(Directions) Retype, exactly as they stand, the lines from the start of the data to the line that contains "var w = 1203, h = 568;", both ends included. Leave the pictures out.
--- START ---
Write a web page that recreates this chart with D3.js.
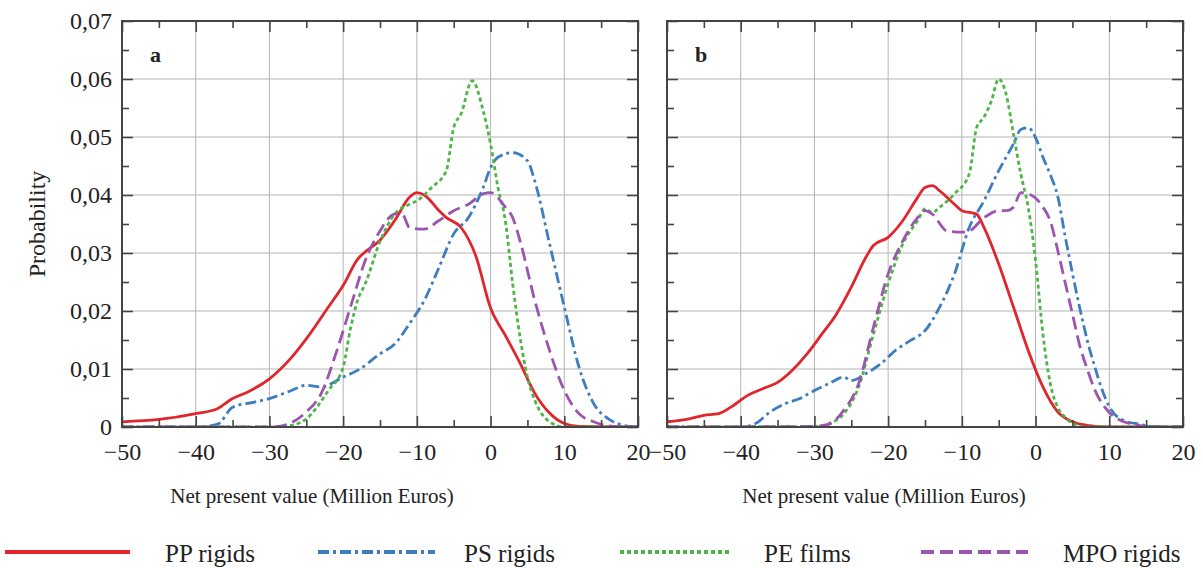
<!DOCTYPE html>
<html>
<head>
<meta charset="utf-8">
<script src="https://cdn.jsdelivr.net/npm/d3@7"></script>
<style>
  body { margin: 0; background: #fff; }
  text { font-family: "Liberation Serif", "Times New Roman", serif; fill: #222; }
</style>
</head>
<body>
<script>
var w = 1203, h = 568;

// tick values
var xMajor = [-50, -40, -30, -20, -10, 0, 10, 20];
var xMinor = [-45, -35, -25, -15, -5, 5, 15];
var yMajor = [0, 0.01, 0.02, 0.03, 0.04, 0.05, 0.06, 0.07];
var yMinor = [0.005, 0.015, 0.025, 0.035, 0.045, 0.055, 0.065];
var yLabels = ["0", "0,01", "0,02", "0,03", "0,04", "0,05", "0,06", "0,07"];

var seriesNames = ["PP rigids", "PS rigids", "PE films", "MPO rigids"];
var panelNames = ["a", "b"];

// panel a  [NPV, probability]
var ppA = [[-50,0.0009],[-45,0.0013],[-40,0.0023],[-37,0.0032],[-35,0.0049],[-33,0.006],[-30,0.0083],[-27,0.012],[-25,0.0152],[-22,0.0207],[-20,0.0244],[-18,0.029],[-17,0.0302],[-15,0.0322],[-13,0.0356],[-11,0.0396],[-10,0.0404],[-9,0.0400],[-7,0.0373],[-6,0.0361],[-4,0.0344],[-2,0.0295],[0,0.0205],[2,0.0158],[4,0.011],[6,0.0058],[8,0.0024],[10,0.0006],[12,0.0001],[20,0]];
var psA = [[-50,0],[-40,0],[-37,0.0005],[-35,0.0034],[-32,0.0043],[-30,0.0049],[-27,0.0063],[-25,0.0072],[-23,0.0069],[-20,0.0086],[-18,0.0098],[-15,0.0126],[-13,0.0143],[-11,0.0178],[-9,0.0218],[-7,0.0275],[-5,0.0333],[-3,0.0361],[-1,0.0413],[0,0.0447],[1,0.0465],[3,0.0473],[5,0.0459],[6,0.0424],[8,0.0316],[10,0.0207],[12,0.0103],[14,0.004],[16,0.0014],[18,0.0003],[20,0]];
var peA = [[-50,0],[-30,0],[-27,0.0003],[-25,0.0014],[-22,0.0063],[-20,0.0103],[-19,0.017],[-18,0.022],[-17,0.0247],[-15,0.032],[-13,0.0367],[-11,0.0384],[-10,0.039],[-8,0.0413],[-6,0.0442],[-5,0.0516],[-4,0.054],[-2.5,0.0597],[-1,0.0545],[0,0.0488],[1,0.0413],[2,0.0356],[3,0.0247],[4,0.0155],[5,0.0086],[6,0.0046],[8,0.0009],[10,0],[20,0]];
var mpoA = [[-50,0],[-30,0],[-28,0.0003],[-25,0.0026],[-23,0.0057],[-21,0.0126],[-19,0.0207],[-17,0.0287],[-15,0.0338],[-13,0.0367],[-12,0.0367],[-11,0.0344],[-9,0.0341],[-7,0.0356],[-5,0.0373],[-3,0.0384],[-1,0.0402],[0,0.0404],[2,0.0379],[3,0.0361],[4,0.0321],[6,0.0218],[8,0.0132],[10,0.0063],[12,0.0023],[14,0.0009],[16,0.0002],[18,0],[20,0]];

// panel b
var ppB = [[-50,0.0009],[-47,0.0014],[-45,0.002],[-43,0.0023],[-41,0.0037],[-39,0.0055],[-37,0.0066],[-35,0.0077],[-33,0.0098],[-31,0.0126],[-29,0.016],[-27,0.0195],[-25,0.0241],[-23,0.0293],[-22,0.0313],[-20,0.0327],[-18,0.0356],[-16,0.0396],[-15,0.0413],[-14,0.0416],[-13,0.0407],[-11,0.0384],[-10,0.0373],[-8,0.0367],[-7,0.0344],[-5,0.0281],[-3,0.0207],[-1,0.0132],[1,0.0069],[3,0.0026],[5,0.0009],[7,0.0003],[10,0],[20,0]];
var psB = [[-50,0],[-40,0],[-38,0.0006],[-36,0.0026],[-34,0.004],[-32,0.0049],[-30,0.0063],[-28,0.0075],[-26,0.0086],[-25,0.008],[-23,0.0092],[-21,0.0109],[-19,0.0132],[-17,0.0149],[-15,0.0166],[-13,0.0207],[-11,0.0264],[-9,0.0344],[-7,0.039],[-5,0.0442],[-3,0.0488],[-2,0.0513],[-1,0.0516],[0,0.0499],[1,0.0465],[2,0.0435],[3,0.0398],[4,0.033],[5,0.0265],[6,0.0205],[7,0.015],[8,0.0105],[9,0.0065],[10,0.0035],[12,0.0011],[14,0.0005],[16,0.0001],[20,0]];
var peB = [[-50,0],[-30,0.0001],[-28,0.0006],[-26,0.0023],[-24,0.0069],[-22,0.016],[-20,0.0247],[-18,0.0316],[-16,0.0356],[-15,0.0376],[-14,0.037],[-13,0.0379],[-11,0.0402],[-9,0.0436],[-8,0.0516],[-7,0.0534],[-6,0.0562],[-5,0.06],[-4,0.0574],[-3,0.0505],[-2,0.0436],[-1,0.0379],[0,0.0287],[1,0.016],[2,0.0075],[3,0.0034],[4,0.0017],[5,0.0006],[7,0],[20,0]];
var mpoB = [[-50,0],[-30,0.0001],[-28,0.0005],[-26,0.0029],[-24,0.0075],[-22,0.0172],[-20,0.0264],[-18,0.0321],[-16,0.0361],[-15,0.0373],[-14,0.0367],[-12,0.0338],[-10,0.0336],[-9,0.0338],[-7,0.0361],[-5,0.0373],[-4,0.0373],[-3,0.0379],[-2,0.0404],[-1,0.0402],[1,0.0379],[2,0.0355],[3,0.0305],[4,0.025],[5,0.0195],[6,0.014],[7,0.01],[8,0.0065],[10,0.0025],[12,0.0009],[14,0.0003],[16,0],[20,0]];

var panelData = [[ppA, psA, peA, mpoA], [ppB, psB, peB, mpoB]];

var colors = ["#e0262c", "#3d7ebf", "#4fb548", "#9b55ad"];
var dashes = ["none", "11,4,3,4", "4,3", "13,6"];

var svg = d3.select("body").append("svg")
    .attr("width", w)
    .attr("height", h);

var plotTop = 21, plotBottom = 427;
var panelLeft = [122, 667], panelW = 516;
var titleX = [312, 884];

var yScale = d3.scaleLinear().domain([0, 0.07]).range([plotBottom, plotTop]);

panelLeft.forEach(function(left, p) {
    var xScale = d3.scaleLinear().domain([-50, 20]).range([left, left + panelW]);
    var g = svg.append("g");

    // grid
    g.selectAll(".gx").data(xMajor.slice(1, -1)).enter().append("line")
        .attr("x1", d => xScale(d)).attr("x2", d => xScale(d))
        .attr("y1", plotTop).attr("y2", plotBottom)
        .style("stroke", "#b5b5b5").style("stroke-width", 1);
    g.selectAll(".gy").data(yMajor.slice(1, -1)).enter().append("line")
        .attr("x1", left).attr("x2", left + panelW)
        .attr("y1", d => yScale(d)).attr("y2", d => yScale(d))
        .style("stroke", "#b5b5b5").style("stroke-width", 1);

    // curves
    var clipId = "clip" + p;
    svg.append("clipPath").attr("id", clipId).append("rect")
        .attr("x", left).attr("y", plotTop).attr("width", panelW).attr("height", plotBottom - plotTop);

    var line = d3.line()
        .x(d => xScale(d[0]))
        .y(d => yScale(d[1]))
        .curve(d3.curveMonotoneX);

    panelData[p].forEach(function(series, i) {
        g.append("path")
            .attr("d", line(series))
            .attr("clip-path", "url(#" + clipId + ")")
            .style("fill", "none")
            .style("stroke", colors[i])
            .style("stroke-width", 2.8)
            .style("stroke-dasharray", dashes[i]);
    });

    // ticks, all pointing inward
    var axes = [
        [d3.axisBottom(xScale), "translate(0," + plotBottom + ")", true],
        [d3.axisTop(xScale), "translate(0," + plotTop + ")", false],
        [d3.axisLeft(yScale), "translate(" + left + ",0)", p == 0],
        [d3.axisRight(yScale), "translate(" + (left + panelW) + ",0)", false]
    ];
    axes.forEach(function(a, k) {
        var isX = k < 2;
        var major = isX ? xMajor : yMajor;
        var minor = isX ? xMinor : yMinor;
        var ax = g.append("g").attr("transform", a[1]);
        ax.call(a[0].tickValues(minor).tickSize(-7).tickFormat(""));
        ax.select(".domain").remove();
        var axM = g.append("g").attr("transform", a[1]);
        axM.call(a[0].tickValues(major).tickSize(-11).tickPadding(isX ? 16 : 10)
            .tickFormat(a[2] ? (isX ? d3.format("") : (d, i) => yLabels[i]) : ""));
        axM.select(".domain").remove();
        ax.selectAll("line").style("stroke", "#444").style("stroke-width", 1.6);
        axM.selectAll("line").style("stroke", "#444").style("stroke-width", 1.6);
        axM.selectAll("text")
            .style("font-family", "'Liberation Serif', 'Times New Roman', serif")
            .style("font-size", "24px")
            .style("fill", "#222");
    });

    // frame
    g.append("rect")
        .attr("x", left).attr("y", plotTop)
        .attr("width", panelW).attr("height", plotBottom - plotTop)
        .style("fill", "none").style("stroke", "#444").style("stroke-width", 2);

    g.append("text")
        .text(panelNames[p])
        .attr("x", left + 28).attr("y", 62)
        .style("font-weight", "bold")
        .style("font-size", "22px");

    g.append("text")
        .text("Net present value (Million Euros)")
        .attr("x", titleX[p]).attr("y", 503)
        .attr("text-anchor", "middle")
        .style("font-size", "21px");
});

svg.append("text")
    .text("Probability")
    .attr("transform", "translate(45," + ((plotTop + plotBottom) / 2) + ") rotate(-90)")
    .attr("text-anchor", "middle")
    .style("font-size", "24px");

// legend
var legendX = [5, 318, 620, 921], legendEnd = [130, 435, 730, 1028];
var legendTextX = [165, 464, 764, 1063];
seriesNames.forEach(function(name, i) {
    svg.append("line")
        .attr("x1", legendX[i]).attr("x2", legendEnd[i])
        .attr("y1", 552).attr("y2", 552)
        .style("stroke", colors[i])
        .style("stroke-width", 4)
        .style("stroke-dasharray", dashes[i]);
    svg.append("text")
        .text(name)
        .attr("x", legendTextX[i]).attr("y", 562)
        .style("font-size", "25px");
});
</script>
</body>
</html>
--- END ---
(Final result)
Write a web page that recreates this chart with D3.js.
<!DOCTYPE html>
<html>
<head>
<meta charset="utf-8">
<script src="https://cdn.jsdelivr.net/npm/d3@7"></script>
<style>
  body { margin: 0; background: #fff; }
  text { font-family: "Liberation Serif", "Times New Roman", serif; fill: #222; }
</style>
</head>
<body>
<script>
var w = 1203, h = 568;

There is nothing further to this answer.